Poor quality and the resulting defects are a major source of cost for many companies. This is also a cost that is often under reported as there are direct and indirect effects of defects. A defect is any error in a process that makes a product or service less valuable to a customer, or that requires additional processing to correct the defect.
The adoption of lean at many companies started with a focus on quality. Total Quality Management was a major manufacturing initiative before lean was adopted on a widespread basis. It was easy for a company to recognize that defects were wasteful. As a result, quality initiatives designed to reduce and eliminate defects are often some of the most mature lean initiatives in a company.
Causes of Defects
Defects arise out of processes that are poorly controlled. A well designed process should produce acceptable results every time. Few processes can achieve perfect quality every time. Variations in raw materials, changes to machine setups, wear and tear on equipment, improper maintenance, poor training, and worker error can all lead to variations and quality defects.
In an office environment, defects also occur. Poor planning, slow communications and inadequate training can all lead to errors in work.
Results of Defects
Defects cause both direct and indirect costs. The direct costs are the lost materials and labor that went into the part that was defective, and the rework costs associated with correcting the defect.
Indirect costs from defects can be crippling to a company. Every defective part that is produced uses capacity. When demand is high and a bottleneck exits, defects will lead to lower revenues. If defects are not identified and corrected, they can reach the customer. A dissatisfied customer could be a best case scenario when you consider that substantial lawsuits are often a result of product defects. There are numerous examples of defective quality leading to crippling liability awards in food, medical device, pharmaceutical, automotive, toy making, and other industries.
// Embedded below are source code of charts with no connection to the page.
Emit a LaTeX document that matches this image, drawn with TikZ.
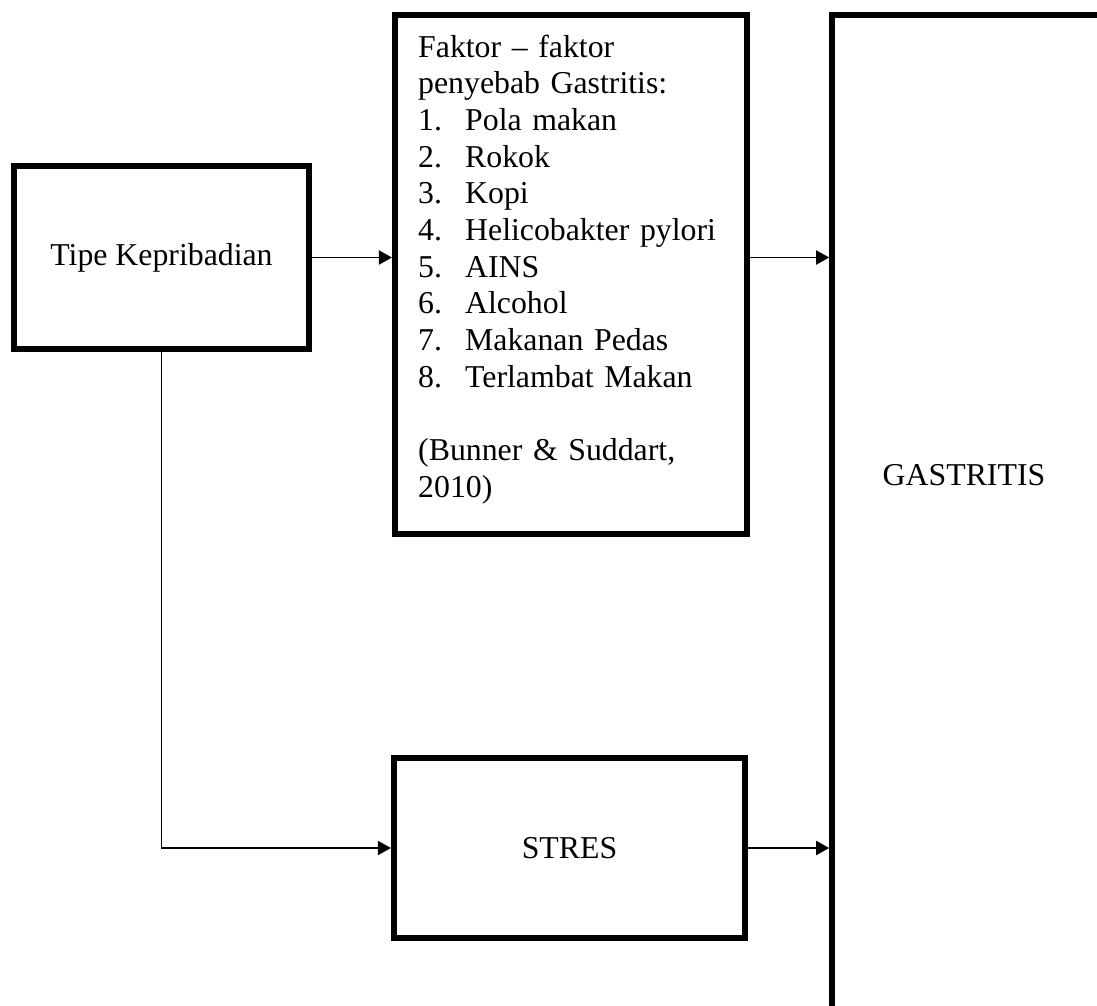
\documentclass[tikz,border=0pt]{standalone}
\usepackage{fontspec}
\setmainfont{Liberation Serif}
\usetikzlibrary{arrows.meta}
\tikzset{
  thickbox/.style={draw=black, line width=5.6pt, rectangle, inner sep=0pt, fill=white},
  conn/.style={draw=black, line width=1.9pt},
  arr/.style={conn, -{Triangle[length=13pt,width=14pt]}},
  bodytext/.style={font=\fontsize{31.8}{36.7}\selectfont},
}
\newcommand{\itemno}[1]{\makebox[47pt][l]{#1}}
\begin{document}
\begin{tikzpicture}[x=1pt,y=-1pt]
\useasboundingbox (0,0) rectangle (1097,1005);
\clip (0,0) rectangle (1097,1005);
% boxes
\node[thickbox, bodytext, minimum width=295.5pt, minimum height=183pt] (tipe) at (161.5,257.5) {Tipe Kepribadian};
\node[thickbox, minimum width=352.5pt, minimum height=519pt] (faktor) at (571,274.5) {};
\node[bodytext, anchor=base west, text width=330pt, align=left, inner sep=0pt] (faktortext) at (418,57)
  {Faktor – faktor\\
   penyebab Gastritis:\\
   \itemno{1.}Pola makan\\
   \itemno{2.}Rokok\\
   \itemno{3.}Kopi\\
   \itemno{4.}Helicobakter pylori\\
   \itemno{5.}AINS\\
   \itemno{6.}Alcohol\\
   \itemno{7.}Makanan Pedas\\
   \itemno{8.}Terlambat Makan\\
   \mbox{}\\
   (Bunner \& Suddart,\\
   2010)};
\node[thickbox, bodytext, minimum width=351.5pt, minimum height=180pt] (stres) at (569.5,848) {STRES};
\node[thickbox, minimum width=267.5pt, minimum height=1085pt] (gastritis) at (965.75,557.5) {};
\node[bodytext, inner sep=0pt] (gastritislabel) at (964,475) {GASTRITIS};
% connectors
\draw[arr] (tipe.east) -- (tipe.east -| faktor.west);
\draw[arr] (tipe.east -| faktor.east) -- (tipe.east -| gastritis.west);
\draw[arr] (tipe.south) |- (stres.west);
\draw[arr] (stres.east) -- (stres.east -| gastritis.west);
\end{tikzpicture}
\end{document}
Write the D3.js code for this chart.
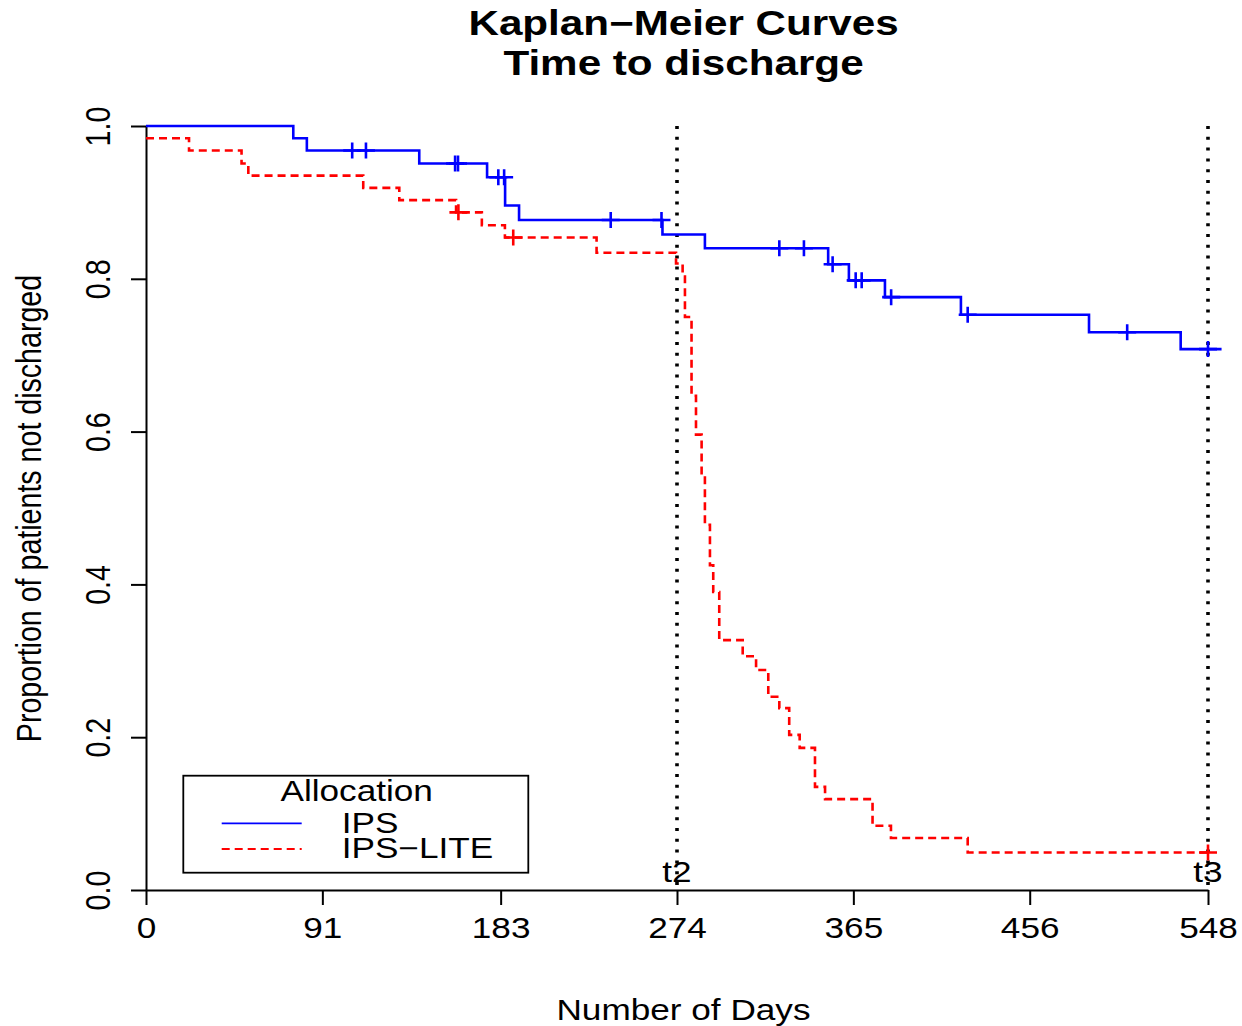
<!DOCTYPE html>
<html>
<head>
<meta charset="utf-8">
<script src="https://cdn.jsdelivr.net/npm/d3@7"></script>
<style>
  html, body { margin: 0; padding: 0; background: #fff; }
  svg { display: block; }
  text { font-family: "Liberation Sans", Arial, Helvetica, sans-serif; fill: #000; }
</style>
</head>
<body>
<svg id="chart" width="1242" height="1026"></svg>
<script>
// ---- Data ----
const titleLines = ["Kaplan\u2212Meier Curves", "Time to discharge"];
const xLabel = "Number of Days";
const yLabel = "Proportion of patients not discharged";
const xTicks = [0, 91, 183, 274, 365, 456, 548];
const yTicks = [0, 0.2, 0.4, 0.6, 0.8, 1.0];
const seriesNames = ["IPS", "IPS\u2212LITE"];
const legendTitle = "Allocation";

// IPS (blue, solid): step times (days) and survival after each step
const ipsTimes = [0, 76, 83, 141, 176, 185.3, 192.5, 266.5, 288.4, 352, 362.7, 381.3, 420.5, 486.6, 533.9];
const ipsSurv  = [1.0, 0.984, 0.968, 0.951, 0.933, 0.896, 0.877, 0.858, 0.840, 0.819, 0.798, 0.776, 0.753, 0.730, 0.708];
const ipsEnd = 555;
const ipsCensor = [106.4, 113.5, 159.5, 161, 181.8, 184.8, 239.8, 266, 326.8, 339.5, 354.3, 366.2, 369.3, 384.5, 424, 506.3, 548];

// IPS-LITE (red, dashed)
const liteTimes = [0, 22.2, 49.3, 52.8, 112.1, 130.7, 160, 173.3, 185.2, 232.5, 273.5, 276.9, 278.1, 281.5, 283.8, 286.7, 288.4, 291, 292.7, 295.8, 307.9, 314.8, 321.1, 326.8, 331.9, 337.3, 345.2, 350.4, 374.9, 384.4, 424];
const liteSurv  = [0.984, 0.968, 0.951, 0.935, 0.919, 0.903, 0.887, 0.870, 0.854, 0.834, 0.820, 0.803, 0.750, 0.647, 0.596, 0.543, 0.478, 0.425, 0.390, 0.327, 0.306, 0.288, 0.253, 0.238, 0.203, 0.186, 0.135, 0.119, 0.084, 0.068, 0.049];
const liteEnd = 549;
const liteCensor = [161.2, 189.5, 548];

// Reference time lines
const refTimes = [274, 548];
const refLabels = ["t2", "t3"];

// ---- Layout ----
const SX = 1.23;          // horizontal stretch of the original rendering
const FS = 28.6;          // base font size
const svg = d3.select("#chart");
const x = d3.scaleLinear().domain([0, 548]).range([146, 1208]);
const y = d3.scaleLinear().domain([0, 1]).range([890, 126]);

// Title
svg.append("text").attr("transform", `translate(683.5,35) scale(${SX},1)`)
  .attr("text-anchor", "middle").attr("font-weight", "bold").attr("font-size", 34.3)
  .text(titleLines[0]);
svg.append("text").attr("transform", `translate(683.5,75) scale(${SX},1)`)
  .attr("text-anchor", "middle").attr("font-weight", "bold").attr("font-size", 34.3)
  .text(titleLines[1]);

// Axes
const xAxis = svg.append("g").attr("transform", `translate(0,${y(0)})`)
  .call(d3.axisBottom(x).tickValues(xTicks).tickSize(15).tickSizeOuter(0).tickFormat(d3.format("d")));
xAxis.selectAll("path, line").attr("stroke", "#000").attr("stroke-width", 2);
xAxis.selectAll("text").attr("font-size", FS).attr("font-family", null)
  .attr("y", 48).attr("dy", null).attr("transform", `scale(${SX},1)`).attr("fill", "#000");

const yAxis = svg.append("g").attr("transform", `translate(${x(0)},0)`)
  .call(d3.axisLeft(y).tickValues(yTicks).tickSize(15).tickSizeOuter(0).tickFormat(d3.format(".1f")));
yAxis.selectAll("path, line").attr("stroke", "#000").attr("stroke-width", 2);
yAxis.selectAll("text").attr("font-size", FS).attr("font-family", null)
  .attr("x", null).attr("y", null).attr("dy", null).attr("text-anchor", "middle")
  .attr("transform", `translate(-36,0) rotate(-90) scale(1,${SX})`).attr("fill", "#000");

// Axis labels
svg.append("text").attr("transform", `translate(683.5,1020) scale(${SX},1)`)
  .attr("text-anchor", "middle").attr("font-size", FS).text(xLabel);
svg.append("text").attr("transform", `translate(41,508.5) rotate(-90) scale(1,${SX})`)
  .attr("text-anchor", "middle").attr("font-size", FS).text(yLabel);

// Reference dotted lines
refTimes.forEach((t, i) => {
  svg.append("line").attr("x1", x(t)).attr("x2", x(t)).attr("y1", y(1)).attr("y2", y(0))
    .attr("stroke", "#000").attr("stroke-width", 3.6).attr("stroke-dasharray", "3,7.8");
  svg.append("text").attr("transform", `translate(${x(t)},882) scale(${SX},1)`)
    .attr("text-anchor", "middle").attr("font-size", FS).text(refLabels[i]);
});

// Survival curves
const stepLine = d3.line().x(d => x(d[0])).y(d => y(d[1])).curve(d3.curveStepAfter);
function drawCurve(times, surv, end, censor, color, dash) {
  const pts = times.map((t, i) => [t, surv[i]]);
  pts.push([end, surv[surv.length - 1]]);
  svg.append("path").attr("d", stepLine(pts)).attr("fill", "none")
    .attr("stroke", color).attr("stroke-width", 2.6)
    .attr("stroke-dasharray", dash || null);
  const survAt = t => { let s = surv[0]; times.forEach((tt, i) => { if (tt <= t) s = surv[i]; }); return s; };
  svg.append("g").selectAll("path").data(censor).join("path")
    .attr("d", t => { const cx = x(t), cy = y(survAt(t)); return `M${cx - 9},${cy}H${cx + 9}M${cx},${cy - 8}V${cy + 8}`; })
    .attr("fill", "none").attr("stroke", color).attr("stroke-width", 2.6);
}
drawCurve(ipsTimes, ipsSurv, ipsEnd, ipsCensor, "#0000FF", null);
drawCurve(liteTimes, liteSurv, liteEnd, liteCensor, "#FF0000", "8,5");

// Legend
const lg = svg.append("g");
lg.append("rect").attr("x", 183.3).attr("y", 775.7).attr("width", 345).attr("height", 97)
  .attr("fill", "none").attr("stroke", "#000").attr("stroke-width", 1.8);
lg.append("text").attr("transform", `translate(356.7,800.7) scale(${SX},1)`)
  .attr("text-anchor", "middle").attr("font-size", FS).text(legendTitle);
const legColors = ["#0000FF", "#FF0000"];
const legDash = [null, "8,5"];
const legY = [823.3, 849];
const legTextY = [833.3, 858];
seriesNames.forEach((name, i) => {
  lg.append("line").attr("x1", 221.7).attr("x2", 301.7).attr("y1", legY[i]).attr("y2", legY[i])
    .attr("stroke", legColors[i]).attr("stroke-width", 1.8).attr("stroke-dasharray", legDash[i]);
  lg.append("text").attr("transform", `translate(341.7,${legTextY[i]}) scale(${SX},1)`)
    .attr("font-size", FS).text(name);
});
</script>
</body>
</html>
In an office environment, defects can be even more substantial than in manufacturing. Office workers are often responsible for product design, service delivery, planning and scheduling, and compliance and corporate governance. The failure to correctly assess risks at Lehman Brothers, or the failure to recognize improper trading by investors who trusted Bernie Madoff were high profile errors in risk management processes.
Solutions for Defects
Improving quality and reducing defects have been studied and refined over a number of decades. Total Quality Management is a great framework for improving quality. Poke-a-Yoke is the lean activity where a process is error proofed. More recently, Six Sigma has grown out of the TQM movement into a set of tools for refining processes and improving quality.
Overall, the lean methodology can be viewed as a set of tools and techniques for removing defects. Streamlining processes and removing waste are activities geared toward delivering consistent value with minimal waste. This can only be accomplished when processes are well designed and developed to ensure high quality products and services with minimal expenditure of resources.